Le reste de l’accord ne concerne qu’une coopération technique bilatérale qui n’entre pas en conflit avec les instruments internationaux et européens existant sur ce champ.

Conséquences administratives

L’accord facilite les relations entre les services de sécurité des deux états puisqu’il établit entre eux des relations directes de travail et de coopération.

Le point de contact, pour la Partie française, se limite au ministère de l’Intérieur. Pour l’autre Partie, la situation est plus complexe puisque le champ de l’accord recouvre celui de plusieurs ministères ou services kazakhstanais indépendants les uns des autres, dont la liste est mentionnée à l’article 3 de l’accord. En cas de demandes relatives à la coopération opérationnelle, il y aura lieu de contacter plusieurs de ces services dont les compétences se chevauchent.

III. - Historique des négociations

La négociation de cet accord a été initiée en 2005, bien qu’elle n’ait réellement commencé qu’à l’automne 2007 dans la perspective de la visite du Premier ministre français au Kazakhstan en février 2008. L’accord a fait l’objet de nombreux échanges de projets entre Paris, Astana, et Almaty où réside l’attaché de sécurité intérieure (ASI).
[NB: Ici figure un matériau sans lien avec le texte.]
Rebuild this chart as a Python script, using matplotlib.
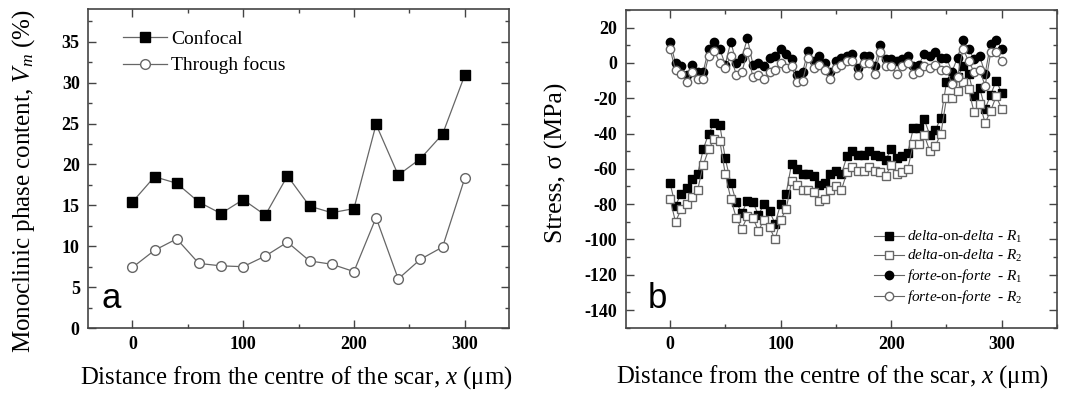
import numpy as np
import matplotlib
matplotlib.use('Agg')
import matplotlib.pyplot as plt
from matplotlib.ticker import MultipleLocator

plt.rcParams['font.family'] = 'Liberation Serif'
plt.rcParams['mathtext.fontset'] = 'custom'
plt.rcParams['mathtext.rm'] = 'Liberation Serif'
plt.rcParams['mathtext.it'] = 'Liberation Serif:italic'
plt.rcParams['mathtext.bf'] = 'Liberation Serif:bold'
plt.rcParams['axes.unicode_minus'] = False

# panel a data
x_a = [0, 20, 40, 60, 80, 100, 120, 140, 160, 180, 200, 220, 240, 260, 280, 300]
confocal = [15.4, 18.5, 17.7, 15.4, 14.0, 15.7, 13.8, 18.6, 14.9, 14.1, 14.6, 24.9, 18.7, 20.7, 23.7, 30.9]
through_focus = [7.4, 9.5, 10.9, 7.9, 7.6, 7.5, 8.8, 10.5, 8.2, 7.8, 6.9, 13.5, 6.0, 8.4, 9.9, 18.3]

# panel b data
x_b = list(range(0, 301, 5))
delta_r1 = [-68, -81, -74, -71, -66, -63, -49, -40, -34, -35, -54, -68, -79, -85, -78, -79,
            -86, -80, -84, -91, -80, -74, -57, -60, -63, -63, -64, -69, -68, -63, -61, -63,
            -53, -50, -52, -52, -50, -52, -53, -55, -49, -54, -53, -51, -37, -37, -32, -41,
            -38, -31, -11, -10, -8, -2, -6, -19, -14, -26, -18, -10, -17]
delta_r2 = [-77, -90, -83, -80, -76, -72, -58, -49, -43, -44, -63, -77, -88, -94, -87, -88,
            -95, -89, -93, -100, -89, -83, -67, -69, -72, -72, -73, -78, -77, -72, -70, -72,
            -62, -59, -61, -61, -59, -61, -62, -64, -58, -63, -62, -60, -46, -46, -41, -50,
            -47, -40, -20, -20, -16, -11, -15, -28, -23, -34, -27, -19, -26]
forte_r1 = [12, 0, -2, -7, -1, -5, -5, 8, 12, 8, -1, 12, 0, 3, 14, -1,
            0, -2, 3, 4, 8, 5, 2, -7, -5, 7, 1, 4, 0, -5, 1, 3,
            4, 5, -3, 4, 4, -2, 10, 2, 2, 1, 2, 4, -2, -1, 5, 4,
            6, 3, 3, -5, 3, 13, 8, 2, 4, -6, 11, 13, 8]
forte_r2 = [8, -4, -6, -11, -5, -9, -9, 4, 7, 0, -3, 4, -7, -5, 6, -8,
            -7, -9, -5, -4, 0, -3, -2, -11, -10, 3, -3, -1, -4, -9, -3, -1,
            1, 1, -7, 0, 0, -6, 6, -2, -2, -6, -2, 0, -6, -5, -2, -3,
            -1, -4, -4, -12, -8, 8, 1, -5, -4, -13, 6, 6, 1]

lc = '#666666'
fig = plt.figure(figsize=(10.66, 3.95), dpi=100)
ax1 = fig.add_axes([0.0826, 0.1696, 0.3949, 0.8074])
ax2 = fig.add_axes([0.587, 0.1704, 0.4046, 0.8043])

ax1.plot(x_a, confocal, color=lc, lw=0.9, marker='s', ms=7, mfc='black', mec='black', label='Confocal')
ax1.plot(x_a, through_focus, color=lc, lw=0.9, marker='o', ms=7, mfc='white', mec=lc, label='Through focus')
ax1.set_xlim(-40, 340)
ax1.set_ylim(0, 39)
ax1.xaxis.set_major_locator(MultipleLocator(100))
ax1.xaxis.set_minor_locator(MultipleLocator(50))
ax1.yaxis.set_major_locator(MultipleLocator(5))
ax1.yaxis.set_minor_locator(MultipleLocator(2.5))
ax1.set_ylabel('Monoclinic phase content, $V_m$ (%)', fontsize=18)
ax1.yaxis.set_label_coords(-0.121, 0.46)
ax1.set_xlabel('Distance from the centre of the scar, $x$ (μm)', fontsize=17.8)
ax1.xaxis.set_label_coords(0.494, -0.113)
ax1.legend(loc='upper left', bbox_to_anchor=(0.064, 0.958), frameon=False, fontsize=14,
           handlelength=2.3, handletextpad=0.2, borderaxespad=0, labelspacing=0.45)
ax1.text(0.033, 0.063, 'a', transform=ax1.transAxes, fontsize=25, family='Liberation Sans')

ax2.plot(x_b, delta_r1, color=lc, lw=0.8, marker='s', ms=5.5, mfc='black', mec='black',
         label=r'$\it{delta}$-on-$\it{delta}$ - $\it{R}_1$')
ax2.plot(x_b, delta_r2, color=lc, lw=0.8, marker='s', ms=5.5, mfc='white', mec=lc,
         label=r'$\it{delta}$-on-$\it{delta}$ - $\it{R}_2$')
ax2.plot(x_b, forte_r1, color=lc, lw=0.8, marker='o', ms=6, mfc='black', mec='black',
         label=r'$\it{forte}$-on-$\it{forte}$  - $\it{R}_1$')
ax2.plot(x_b, forte_r2, color=lc, lw=0.8, marker='o', ms=6, mfc='white', mec=lc,
         label=r'$\it{forte}$-on-$\it{forte}$  - $\it{R}_2$')
ax2.set_xlim(-40, 350)
ax2.set_ylim(-150, 30)
ax2.xaxis.set_major_locator(MultipleLocator(100))
ax2.xaxis.set_minor_locator(MultipleLocator(50))
ax2.yaxis.set_major_locator(MultipleLocator(20))
ax2.yaxis.set_minor_locator(MultipleLocator(10))
ax2.set_ylabel('Stress, σ (MPa)', fontsize=18.5)
ax2.yaxis.set_label_coords(-0.134, 0.518)
ax2.set_xlabel('Distance from the centre of the scar, $x$ (μm)', fontsize=17.8)
ax2.xaxis.set_label_coords(0.479, -0.113)
ax2.legend(loc='lower right', bbox_to_anchor=(0.935, 0.048), frameon=False, fontsize=11,
           handlelength=2.0, handletextpad=0.2, borderaxespad=0, labelspacing=0.2)
ax2.text(0.052, 0.062, 'b', transform=ax2.transAxes, fontsize=25, family='Liberation Sans')

for ax in (ax1, ax2):
    ax.tick_params(which='both', direction='in', top=True, right=True, width=1.0, color='#444444')
    ax.tick_params(which='major', length=6, labelsize=13, pad=6)
    ax.tick_params(which='minor', length=3)
    for lab in ax.get_xticklabels() + ax.get_yticklabels():
        lab.set_fontweight('bold')
    for s in ax.spines.values():
        s.set_linewidth(1.2)
        s.set_color('#444444')

fig.savefig('out.png', dpi=100)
IV. - Etat des signatures et ratifications

L’accord a été signé le 6 octobre 2009 à Astana lors de la visite du Président de la République française. En janvier 2010, le Parlement kazakhstanais a autorisé la ratification de cet accord, mais le Kazakhstan n’a pas encore formellement notifié aux autorités françaises l’accomplissement des procédures internes requises pour l’entrée en vigueur de l’accord.

1 La mise en œuvre au plan international de cette technique spéciale d'enquête a été rendue possible et est encouragé notamment par la Convention des Nations Unies contre le trafic illicite de stupéfiants et de substances psychotropes du 20 décembre 1988 (article 11) et la Convention des Nations Unies contre la criminalité transnationale organisée du 15 novembre 2000 (article 20).

2 Voir le site Internet de la CNIL : http://www.cnil.fr/pied-de-page/liens/les-autorites-de-controle-dans-le-monde/.

3 Le Conseil de l’Union européenne et le Parlement européen ont donné le pouvoir à la Commission de décider sur la base de l'article 25 (§6) de la directive 95/46/CE qu’un pays tiers offre un niveau de protection adéquat en raison de sa législation interne ou des engagements pris au niveau international.

4 Confer l'article 10 (§3 notamment) du Protocole sur l'assistance mutuelle entre autorités administratives en matière douanière – joint à l'Accord de partenariat et de coopération entre les Communautés européennes et leurs États membres, d'une part, et la République du Kazakhstan, d'autre part, du 23 janvier 1995 dont il précise notamment l'article 66 – Douanes. L'échange de données à caractère personnel n'est en revanche aucunement évoquée au titre des articles 69 – Lutte contre la drogue et 70 – Coopération dans le domaine de la prévention des activités illégales.

5 L’article 69 de la loi n°78-17 du 6 janvier 1978 précise notamment que «  le responsable d'un traitement peut transférer des données à caractère personnel vers un Etat ne répondant pas aux conditions prévues à l'article 68 si la personne à laquelle se rapportent les données a consenti expressément à leur transfert ou si le transfert est nécessaire à l'une des conditions suivantes : 1° A la sauvegarde de la vie de cette personne ; 2° A la sauvegarde de l'intérêt public ; 3° Au respect d'obligations permettant d'assurer la constatation, l'exercice ou la défense d'un droit en justice ; (…). Il peut également être fait exception à l'interdiction prévue à l'article 68, par décision de la Commission nationale de l'informatique et des libertés ou, s'il s'agit d'un traitement mentionné au I ou au II de l'article 26, par décret en Conseil d'Etat pris après avis motivé et publié de la commission, lorsque le traitement garantit un niveau de protection suffisant de la vie privée ainsi que des libertés et droits fondamentaux des personnes, notamment en raison des clauses contractuelles ou règles internes dont il fait l'objet. (…) ».